The recent college graduate, who had never before traveled outside of the United States, much less marveled at the famed Sistine Chapel ceiling as two strange men accosted him from behind, said the trip exposed him to a variety of new and interesting cultures.

“Back home in Illinois, I was always hanging out with the same old people and going to the same old places,” Hayes said. “But suddenly, there I was in Berlin, chatting it up with two cute German girls outside a hip dance club. Yes, they ran off with my bag and all my credit cards, but I never would have known to visit Charlottenburg Palace if it weren’t for them.”

“It’s the oldest Prussian palace in Germany,” Hayes continued. “At least that’s what the sign out front said. I didn’t have any money to take the tour.”

During his two-month-long excursion, Hayes visited 16 European countries. Along the way, the wide-eyed American saw firsthand the grandeur of Moscow’s Red Square, had 30 euros lifted from his pants pocket while wandering through Istanbul’s mesmerizing Grand Bazaar, and returned from the annual Calcio Storico festival in Florence to find his room at the local youth hostel thoroughly ransacked.

Hayes even managed to learn a few helpful foreign phrases during his travels, and now knows enough Dutch to say “Please leave me alone” and “Stop, I really need this wallet to get home.”

“I tried to tell them that I’d just been robbed a few hours earlier, but I guess my accent still needs a little work,” Hayes said. “They took my money, of course, but they were really relaxed and mellow about it. I guess that’s part of the chilled-out Dutch vibe I’ve heard so much about. Even the way that guy was holding his knife up to my throat felt totally—I don’t know—European.”
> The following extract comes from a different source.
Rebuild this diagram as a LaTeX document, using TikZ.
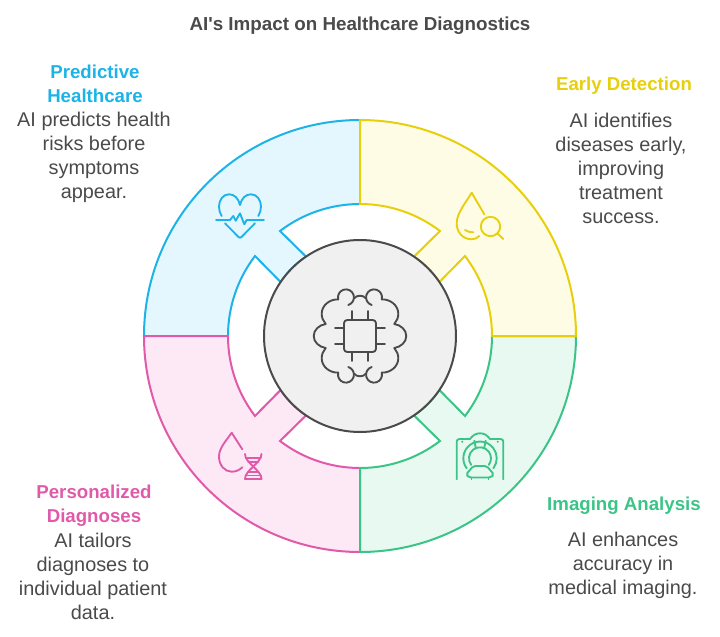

While Hayes had already soaked in more culture and history than he ever expected, the last few weeks of his trip didn’t disappoint. Additional funds wired to the college graduate by his parents were reportedly snatched by an elderly Romanian woman, dressed in a traditional fotă skirt, and pretending to need assistance crossing the street. Furthermore, the 22-year-old was taken for nearly $75 while visiting a quaint little chess shop in the Czech Republic, whose soft-spoken owner, a man from a long line of skilled craftsmen, knowingly gave Hayes the wrong denomination in change.

According to sources, Hayes had his wallet stolen seven other times by street children in Albania, Latvia, Hungary, Serbia, Ukraine, and Poland.

Though his trip had come to an end, and he was now back home in Illinois, the American tourist said he would always treasure the memories of his first time spent traveling abroad.

“It was really nice while it lasted, and I’m a little sad that it’s over, but at least I’ll always have photos to remember my trip by,” said Hayes, unpacking his suitcase and belongings Monday. “Oh, for the love of Christ! My camera! Those assholes took my goddamn camera.”